State labor regulators fined two Ukiah restaurants more than $1.9 million Thursday for alleged wage theft violations over three years.
The violations at Walter Cafe and Ruen Tong Thai Cuisine involved 47 workers and included overlong workdays, failure to pay overtime and the forced falsification of timecards.
The restaurants' co-owners, Yaowapha Ritdet and Steve Walter, have challenged the fine, said Kathleen Hennessy, a spokeswoman for the state Department of Industrial Relations, whose Division of Labor Standards Enforcement investigated the case. A hearing date has not been set, she said.
Ritdet and Walter could not be reached for comment Thursday.
The fine “is one of the larger audits for the restaurant industry,” said Hennessy. The investigation is ongoing, she added, leaving open the possibility of additional penalties.
Ritdet and Walter are being held both individually and jointly liable for the alleged Labor Code violations.
Employees at their two restaurants regularly worked at least 11.5 hours a day, six or seven days a week, with no meal breaks, according to a Labor Standards Enforcement division news release. The restaurants did not pay minimum wage or overtime, in violation of the law, according to the agency.

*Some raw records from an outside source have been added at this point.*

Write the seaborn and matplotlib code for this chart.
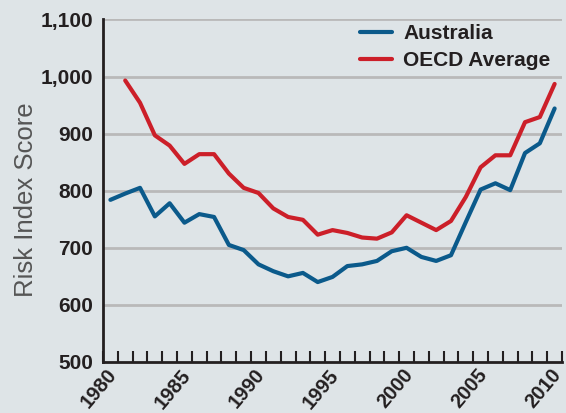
import matplotlib
matplotlib.use("Agg")
import matplotlib.pyplot as plt
import matplotlib.transforms as mtransforms
import seaborn as sns
import pandas as pd
import numpy as np

years = list(range(1980, 2011))
australia = [784, 795, 805, 755, 778, 744, 759, 754, 705, 696, 671, 659, 650, 656,
             640, 649, 668, 671, 677, 694, 700, 684, 677, 687, 745, 802, 813, 801,
             866, 883, 944]
oecd_years = list(range(1981, 2011))
oecd = [993, 954, 897, 879, 847, 864, 864, 830, 805, 796, 769, 754, 749, 723,
        731, 726, 718, 716, 727, 757, 744, 731, 747, 789, 841, 862, 862, 920,
        929, 987]
label_years = [1980, 1985, 1990, 1995, 2000, 2005, 2010]
y_ticks = [500, 600, 700, 800, 900, 1000, 1100]

bg = "#dee4e7"
blue = "#0b5a8b"
red = "#cc1f29"
ink = "#231f20"

sns.set_theme(style="white")
plt.rcParams["font.family"] = ["Liberation Sans", "DejaVu Sans"]

df = pd.concat([
    pd.DataFrame({"year": years, "value": australia, "series": "Australia"}),
    pd.DataFrame({"year": oecd_years, "value": oecd, "series": "OECD Average"}),
])

fig = plt.figure(figsize=(5.66, 4.13), dpi=100, facecolor=bg)
ax = fig.add_axes([0.182, 0.1235, 0.811, 0.8295])
ax.set_facecolor(bg)

sns.lineplot(data=df, x="year", y="value", hue="series",
             palette={"Australia": blue, "OECD Average": red},
             linewidth=3.0, ax=ax, zorder=3)

ax.set_xlim(1979.5, 2010.5)
ax.set_ylim(500, 1100)
ax.set_yticks(y_ticks)
ax.set_yticklabels([f"{v:,}" for v in y_ticks], fontsize=15, fontweight="bold",
                   color=ink)
for v in y_ticks[1:]:
    ax.axhline(v, color="#b9b9b9", linewidth=2, zorder=1)

# year ticks at category boundaries; labels drawn as rotated text under each year
ax.set_xticks([y + 0.5 for y in range(1979, 2011)])
ax.set_xticklabels([])
ax.tick_params(axis="x", which="both", direction="in", length=8, width=1.5,
               color=ink, bottom=True)
ax.tick_params(axis="y", length=0, pad=7)

trans = mtransforms.blended_transform_factory(ax.transData, ax.transAxes)
offset = mtransforms.ScaledTranslation(-4.5 / 100, -3.5 / 100, fig.dpi_scale_trans)
for y in label_years:
    ax.text(y, 0, str(y), transform=trans + offset, rotation=50,
            rotation_mode="anchor", ha="right", va="top", fontsize=14.5,
            fontweight="bold", color=ink, clip_on=False)

for s in ["top", "right"]:
    ax.spines[s].set_visible(False)
for s in ["left", "bottom"]:
    ax.spines[s].set_color(ink)
    ax.spines[s].set_linewidth(2)

ax.set_xlabel("")
ax.set_ylabel("Risk Index Score", fontsize=18.5, color="#555555")
ax.yaxis.set_label_coords(-0.142, 0.473)

leg = ax.legend(loc="upper left", bbox_to_anchor=(0.56, 0.987), frameon=False,
                fontsize=15, handlelength=1.55, handletextpad=0.53,
                labelspacing=0.41, borderaxespad=0, borderpad=0)
for t in leg.get_texts():
    t.set_fontweight("bold")
    t.set_color(ink)
for l in leg.get_lines():
    l.set_linewidth(3.0)

fig.savefig("out.png", dpi=100, facecolor=bg)
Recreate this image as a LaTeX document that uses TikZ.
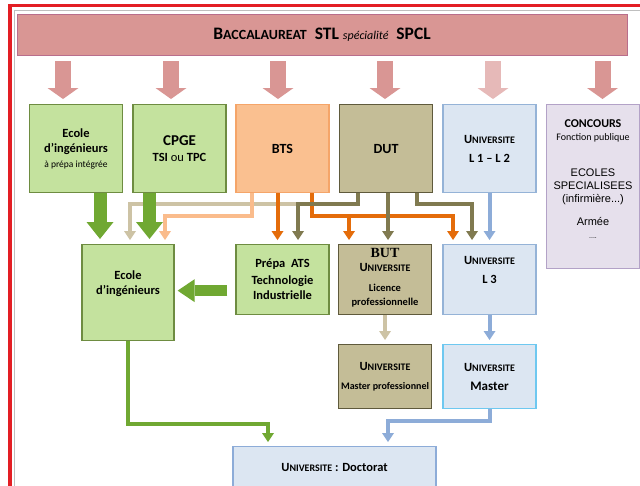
\documentclass[tikz,border=0pt]{standalone}
\usepackage{fontspec}
\setmainfont{Carlito}
\newfontfamily\arialfont{Liberation Sans}
\newfontfamily\butfont{Liberation Serif}
\usetikzlibrary{arrows.meta}
\definecolor{rouge}{RGB}{227,30,36}
\definecolor{rose}{RGB}{217,150,148}
\definecolor{rosec}{RGB}{230,185,184}
\definecolor{roseb}{RGB}{185,110,140}
\definecolor{vertf}{RGB}{196,226,158}
\definecolor{vertd}{RGB}{110,140,65}
\definecolor{flechev}{RGB}{112,168,50}
\definecolor{orngf}{RGB}{250,192,144}
\definecolor{orngd}{RGB}{245,165,105}
\definecolor{orngl}{RGB}{228,108,10}
\definecolor{orngc}{RGB}{250,188,140}
\definecolor{kakif}{RGB}{196,189,151}
\definecolor{kakid}{RGB}{95,90,60}
\definecolor{kakil}{RGB}{128,122,80}
\definecolor{kakic}{RGB}{205,195,165}
\definecolor{bleuf}{RGB}{220,230,242}
\definecolor{bleud}{RGB}{149,179,215}
\definecolor{bleul}{RGB}{141,172,216}
\definecolor{cyand}{RGB}{110,200,240}
\definecolor{mauvef}{RGB}{230,224,236}
\definecolor{mauved}{RGB}{179,162,199}
\newcommand\Univ{U\scalebox{0.8}{NIVERSITE}}
\newcommand\arl{\mdseries\arialfont\fontsize{11}{13}\selectfont}
\tikzset{
  box/.style={draw, line width=1.3pt, anchor=north, minimum width=93pt, minimum height=88pt,
    inner sep=2pt, align=center, font=\bfseries\fontsize{12.5}{15}\selectfont},
  boxvert/.style={box, fill=vertf, draw=vertd},
  boxorng/.style={box, fill=orngf, draw=orngd},
  boxkaki/.style={box, fill=kakif, draw=kakid},
  boxbleu/.style={box, fill=bleuf, draw=bleud},
  boxmauve/.style={box, fill=mauvef, draw=mauved},
  lk/.style={line width=4pt, -{Triangle[width=12pt,length=9pt,line width=0pt]}},
  gros/.style={draw=flechev, line width=13pt, -{Triangle[width=27pt,length=17pt,line width=0pt]}},
  grosh/.style={draw=flechev, line width=11pt, -{Triangle[width=23pt,length=17pt,line width=0pt]}},
  rosef/.style={line width=16pt, -{Triangle[width=31pt,length=11pt,line width=0pt]}},
}

\begin{document}
\begin{tikzpicture}[x=1pt,y=-1pt]
    \useasboundingbox (0,0) rectangle (640,485);
    \clip (0,0) rectangle (640,485);
    % cadre
    \draw[rouge, line width=3.5pt] (10,500) |- (660,5.5);
    \draw[gray!50, line width=0.5pt] (14.5,500) |- (660,10.5);

    \node[draw=roseb, fill=rose, line width=1pt, minimum width=610pt, minimum height=41pt, anchor=north] (bac) at (322,14)
      {\bfseries\fontsize{17.5}{19}\selectfont B\scalebox{0.8}{ACCALAUREAT}\ \ STL {\mdseries\itshape\fontsize{12}{13}\selectfont sp\'ecialit\'e}\ \ SPCL};

    % ligne 1
    \node[boxvert] (ecp) at (76,104) {Ecole\\d’ingénieurs\\\mdseries\fontsize{9.5}{11}\selectfont à prépa intégrée};
    \node[boxvert] (cpge) at (179.5,104) {\fontsize{15}{17}\selectfont CPGE\\[1pt] TSI {\mdseries ou} TPC};
    \node[boxorng] (bts) at (282.5,104) {\fontsize{14}{16}\selectfont BTS};
    \node[boxkaki] (dut) at (386,104) {\fontsize{14}{16}\selectfont DUT};
    \node[boxbleu] (lic) at (489.5,104) {\Univ\\[4pt] L 1 -- L 2};
    \node[boxmauve, minimum height=164pt] (conc) at (593,104) {};
    \node[anchor=north, align=center, font=\bfseries\fontsize{12}{13}\selectfont] (conctxt) at ([yshift=-12pt]conc.north)
      {CONCOURS\\ \mdseries\fontsize{10}{12}\selectfont Fonction publique\\[23pt] \arl ECOLES\\ \arl SPECIALISEES\\ \arl (infirmière...)\\[10pt] \arl Armée\\ \arl\fontsize{7}{8}\selectfont ....};

    % ligne 2
    \node[boxvert, minimum width=92pt, minimum height=96pt] (ecole) at (128,244) {Ecole\\d’ingénieurs\\[6pt]};
    \node[boxvert, minimum height=70pt] (ats) at (282.5,244) {Prépa\ \ ATS\\[2pt] Technologie\\Industrielle};
    \node[boxkaki, minimum height=70pt] (but) at (385,244) {};
    \node[anchor=north, align=center, font=\bfseries\fontsize{12.5}{14}\selectfont] (buttxt) at ([yshift=-1pt]but.north)
      {\butfont\fontsize{14}{14}\selectfont BUT\\ \Univ\\[6pt] \fontsize{10.5}{12.5}\selectfont Licence\\ \fontsize{10.5}{12.5}\selectfont professionnelle};
    \node[boxbleu, minimum height=70pt] (lthree) at (489.5,244) {\Univ\\[4pt] L 3\\[4pt]};

    % ligne 3
    \node[boxkaki, minimum height=64pt] (mpro) at (385,344) {\Univ\\[4pt] \fontsize{10}{12}\selectfont Master professionnel};
    \node[boxbleu, draw=cyand, minimum height=64pt] (master) at (489.5,344) {\Univ\\[4pt] \fontsize{13}{15}\selectfont Master};
    \node[boxbleu, draw=bleul, minimum width=203pt, minimum height=42pt] (doct) at (334.5,446) {\Univ\ : Doctorat};

    % fleches du bac
    \draw[rosef, draw=rose] ([xshift=-13pt,yshift=-5pt]bac.south -| ecp.north) -- ([xshift=-13pt,yshift=5pt]ecp.north);
    \draw[rosef, draw=rose] ([xshift=-8.5pt,yshift=-5pt]bac.south -| cpge.north) -- ([xshift=-8.5pt,yshift=5pt]cpge.north);
    \draw[rosef, draw=rose] ([xshift=-4.5pt,yshift=-5pt]bac.south -| bts.north) -- ([xshift=-4.5pt,yshift=5pt]bts.north);
    \draw[rosef, draw=rose] ([xshift=-1pt,yshift=-5pt]bac.south -| dut.north) -- ([xshift=-1pt,yshift=5pt]dut.north);
    \draw[rosef, draw=rosec] ([xshift=3.5pt,yshift=-5pt]bac.south -| lic.north) -- ([xshift=3.5pt,yshift=5pt]lic.north);
    \draw[rosef, draw=rose] ([xshift=9.5pt,yshift=-5pt]bac.south -| conc.north) -- ([xshift=9.5pt,yshift=5pt]conc.north);

    % liaisons
    \draw[lk, draw=kakic] ([xshift=-28pt]dut.south) -- ++(0,11) -| ([xshift=2pt,yshift=4pt]ecole.north);
    \draw[lk, draw=orngc] ([xshift=-30.5pt]bts.south) -- ++(0,23) -| ([xshift=37pt,yshift=4pt]ecole.north);
    \draw[lk, draw=orngl] ([xshift=-5pt]bts.south) -- ([xshift=-5pt,yshift=4pt]ats.north);
    \draw[lk, draw=orngl] ([xshift=29.5pt]bts.south) -- ++(0,23) -| ([xshift=-36.5pt,yshift=4pt]lthree.north);
    \draw[lk, draw=orngl] ([xshift=29.5pt]bts.south) ++(0,23) -| ([xshift=-36pt,yshift=4pt]but.north);
    \draw[lk, draw=kakil] ([xshift=-28pt]dut.south) -- ++(0,11) -| ([xshift=15.5pt,yshift=4pt]ats.north);
    \draw[lk, draw=kakil] ([xshift=2pt]dut.south) -- ([xshift=3pt,yshift=4pt]but.north);
    \draw[lk, draw=kakil] ([xshift=31pt]dut.south) -- ++(0,11) -| ([xshift=-17.5pt,yshift=4pt]lthree.north);
    \draw[lk, draw=bleul] (lic.south) -- ([yshift=4pt]lthree.north);

    \draw[gros] ([xshift=24pt]ecp.south) -- ([xshift=24pt,yshift=5pt]ecp.south |- ecole.north);
    \draw[gros] ([xshift=-30pt]cpge.south) -- ([xshift=-30pt,yshift=5pt]cpge.south |- ecole.north);
    \draw[grosh] ([xshift=-8pt,yshift=-11pt]ats.west) -- ([xshift=3pt,yshift=-11pt]ecole.east |- ats.west);

    \draw[lk, draw=kakic] (but.south) -- ([yshift=4pt]mpro.north);
    \draw[lk, draw=bleul] (lthree.south) -- ([yshift=4pt]master.north);
    \draw[lk, draw=flechev] (ecole.south) -- ++(0,83) -| ([xshift=-66.5pt,yshift=4pt]doct.north);
    \draw[lk, draw=bleul] (master.south) -- ++(0,12) -| ([xshift=53.5pt,yshift=4pt]doct.north);
\end{tikzpicture}
\end{document}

Some of the workers were forced to sign timecards containing falsified information stating they had only worked between five and six hours each day, the agency said. Others were paid in cash with no information on the total hours worked, rate of pay or deductions provided.
Both restaurants were open Thursday. An employee at Ruen Tong Thai Cuisine who answered the phone declined to discuss the case.
The investigation started in June 2012 after an anonymous complaint was filed. It was conducted by state and federal labor regulators and examined employment practices at the restaurants from June 19, 2010, through June 15, 2013.
The 47 workers are due $1,086,436 in unpaid minimum wages, $376,640 in unpaid overtime and $153,582 for no meal period premiums, the agency said. In addition, a total of $189,250 in civil penalties were assessed for wage violations.
“The extraordinary amount of wages assessed at these two restaurants goes to show that if unchecked for too long, wage theft is highly detrimental to workers, and the competitive advantage gained relative to law-abiding employers is significant, harming the entire business community,” state Labor Commissioner Julie A. Su said in a statement.